The Pilgrims analogy is apt, because Mr. Srinivasan cast entrepreneurs as a persecuted people who must flee to survive. The Valley, he argued, is taking over the rest of America’s traditional raisons d’être. Netflix and iTunes challenge Hollywood. Twitter and blogs challenge New York media. The Khan Academy and Coursera challenge Boston’s universities. Uber and Airbnb challenge the regulatory state personified by Washington.
“We are putting a horse head in all of their beds,” Mr. Srinivasan said, using a blood-soaked “Godfather” reference.
Disruption makes enemies, Mr. Srinivasan said, but war is not an option: “They have aircraft carriers; we don’t.” His proposed solution is seceding from the society before the “backlash” against the Valley grows.

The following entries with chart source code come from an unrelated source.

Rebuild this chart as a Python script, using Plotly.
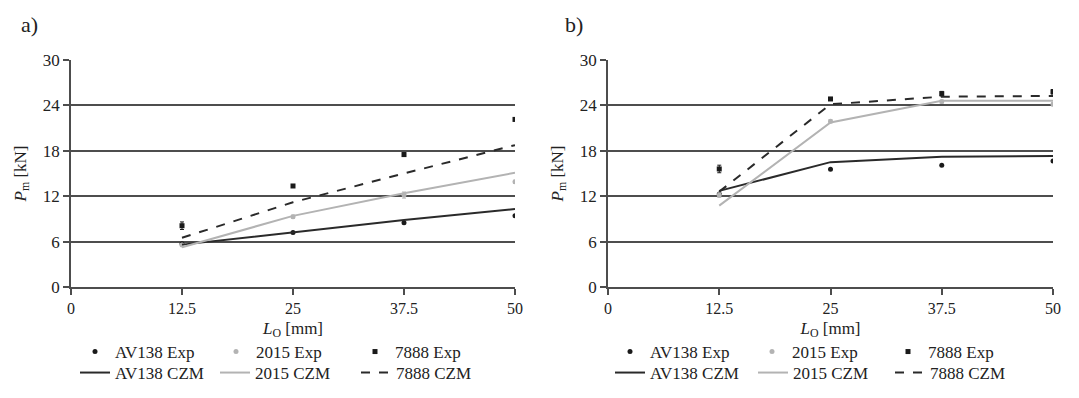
import plotly.graph_objects as go

L0 = [12.5, 25, 37.5, 50]
x_ticks = [0, 12.5, 25, 37.5, 50]
x_tick_labels = ["0", "12.5", "25", "37.5", "50"]
y_ticks = [0, 6, 12, 18, 24, 30]
series_names = ["AV138 Exp", "2015 Exp", "7888 Exp", "AV138 CZM", "2015 CZM", "7888 CZM"]

# Panel a)
a_av138_exp = [5.7, 7.2, 8.5, 9.4]
a_2015_exp = [5.55, 9.3, 12.15, 13.9]
a_7888_exp = [8.1, 13.35, 17.5, 22.15]
a_7888_err = [0.5, 0.2, 0.25, 0.2]
a_2015_err = [0.2, 0.2, 0.4, 0.2]
a_av138_czm = [5.6, 7.2, 8.85, 10.3]
a_2015_czm = [5.25, 9.4, 12.4, 15.1]
a_7888_czm = [6.5, 11.2, 15.0, 18.75]

# Panel b)
b_av138_exp = [12.3, 15.55, 16.1, 16.65]
b_2015_exp = [12.15, 21.9, 24.5, 24.15]
b_7888_exp = [15.6, 24.85, 25.55, 25.8]
b_7888_err = [0.5, 0.2, 0.3, 0.3]
b_2015_err = [0.3, 0.2, 0.2, 0.2]
b_av138_czm = [12.7, 16.5, 17.2, 17.3]
b_2015_czm = [10.75, 21.75, 24.6, 24.6]
b_7888_czm = [12.6, 24.15, 25.15, 25.25]

FONT = "Liberation Serif, Times New Roman, serif"
TXT = "#222222"
BLACK = "#1a1a1a"
GRAY = "#b3b3b3"
AXC = "#4d4d4d"
W, H = 1079, 398

fig = go.Figure()

# legend text start positions (px) for each panel: rows of 3
leg_text_x = {
    "a": [115, 256, 395, 115, 255, 396],
    "b": [650, 792, 928, 650, 793, 930],
}
row_of = [0, 0, 0, 1, 1, 1]
row_center = [350, 371]

legends = {}

def add_panel(tag, xa, ya, idx0, data):
    av_e, g_e, s_e, s_err, g_err, av_c, g_c, s_c = data
    specs = [
        dict(y=av_e, mode="markers", marker=dict(symbol="circle", size=5, color=BLACK)),
        dict(y=g_e, mode="markers", marker=dict(symbol="circle", size=5, color=GRAY),
             error_y=dict(type="data", array=g_err, color=GRAY, thickness=1, width=2)),
        dict(y=s_e, mode="markers", marker=dict(symbol="square", size=5, color=BLACK),
             error_y=dict(type="data", array=s_err, color=BLACK, thickness=1, width=2)),
        dict(y=av_c, mode="lines", line=dict(color="#2a2a2a", width=2)),
        dict(y=g_c, mode="lines", line=dict(color=GRAY, width=2)),
        dict(y=s_c, mode="lines", line=dict(color="#2a2a2a", width=2, dash="dash")),
    ]
    for i, sp in enumerate(specs):
        n = idx0 + i
        lname = "legend" if n == 1 else f"legend{n}"
        fig.add_trace(go.Scatter(x=L0, name=series_names[i], xaxis=xa, yaxis=ya,
                                 legend=lname, **sp))
        tx = leg_text_x[tag][i]
        cy = row_center[row_of[i]]
        legends[lname] = dict(
            x=(tx - 40) / W, y=(H - (cy - 16)) / H, xanchor="left", yanchor="top",
            orientation="h", bgcolor="rgba(0,0,0,0)", borderwidth=0,
            font=dict(family=FONT, size=17, color=TXT), itemwidth=30,
        )

add_panel("a", "x", "y", 1, (a_av138_exp, a_2015_exp, a_7888_exp, a_7888_err, a_2015_err,
                             a_av138_czm, a_2015_czm, a_7888_czm))
add_panel("b", "x2", "y2", 7, (b_av138_exp, b_2015_exp, b_7888_exp, b_7888_err, b_2015_err,
                              b_av138_czm, b_2015_czm, b_7888_czm))

y_dom = [(H - 287) / H, (H - 60) / H]

xaxis_common = dict(range=[0, 50], tickvals=x_ticks, ticktext=x_tick_labels,
                    showgrid=False, zeroline=False, showline=True, linecolor=AXC, linewidth=1.5,
                    ticks="outside", ticklen=6, tickcolor=AXC, tickwidth=1.5, automargin=False,
                    tickfont=dict(family=FONT, size=16, color=TXT),
                    title=dict(text="<i>L</i><sub>O</sub> [mm]", font=dict(family=FONT, size=17, color=TXT),
                               standoff=6))
yaxis_common = dict(range=[0, 30], tickvals=y_ticks,
                    showgrid=True, gridcolor=AXC, gridwidth=1.6, zeroline=False,
                    showline=True, linecolor=AXC, linewidth=1.5, automargin=False,
                    ticks="outside", ticklen=6, tickcolor=AXC, tickwidth=1.5,
                    tickfont=dict(family=FONT, size=17, color=TXT),
                    title=dict(text="<i>P</i><sub>m</sub> [kN]", font=dict(family=FONT, size=17, color=TXT),
                               standoff=12))

fig.update_layout(
    width=W, height=H,
    margin=dict(l=0, r=0, t=0, b=0),
    font=dict(family=FONT, size=16, color=TXT),
    paper_bgcolor="white", plot_bgcolor="white",
    showlegend=True,
    xaxis=dict(domain=[71 / W, 515 / W], anchor="y", **xaxis_common),
    yaxis=dict(domain=y_dom, anchor="x", **yaxis_common),
    xaxis2=dict(domain=[608 / W, 1053 / W], anchor="y2", **xaxis_common),
    yaxis2=dict(domain=y_dom, anchor="x2", **yaxis_common),
    annotations=[
        dict(text="a)", x=19 / W, y=(H - 24) / H, xref="paper", yref="paper", showarrow=False,
             xanchor="left", yanchor="middle", font=dict(family=FONT, size=22, color=TXT)),
        dict(text="b)", x=563 / W, y=(H - 24) / H, xref="paper", yref="paper", showarrow=False,
             xanchor="left", yanchor="middle", font=dict(family=FONT, size=22, color=TXT)),
    ],
    **legends,
)

fig.write_html("out.html")
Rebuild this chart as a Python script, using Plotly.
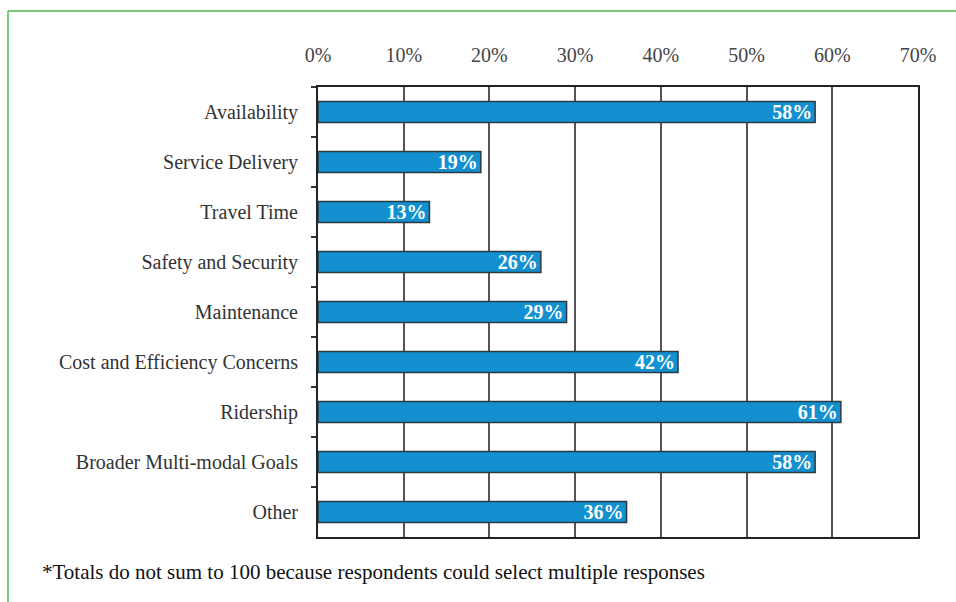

The tools are already here, he noted: 3-D printing makes it “impossible to ban physical objects,” from guns to drones. The borderless digital currency Bitcoin defies economic regulation. The Quantified Self movement helps people self-measure and opt out of the health care system. He urged his audience to invent opt-out tools of their own, including one “allowing people, the middle class, to make tax shelters.”
Mr. Srinivasan has influential support: Some of the biggest names in the Valley have variously proposed building a Mars colony, an unregulated zone of experimentation on Earth or floating libertarian islands at sea.
Not everyone in technology wants to flee, though. Catherine Bracy, director of community organizing at Code for America, criticized this genre of thinking as reflecting a simple lack of exposure by many Valley engineers: “Most of them aren’t confronted with or don’t have an understanding of most problems regular people are facing. If they had to collect food stamps or ride the bus or send their kid to public school, they might be more empathetic to the role that government plays in people’s lives and more interested in fixing those problems than opting out.”
Mr. Srinivasan is happy to let reformers stay behind. “The best part is this,” he said. “The people who think this is weird, the people who sneer at the frontier, who hate technology — they won’t follow you out there.”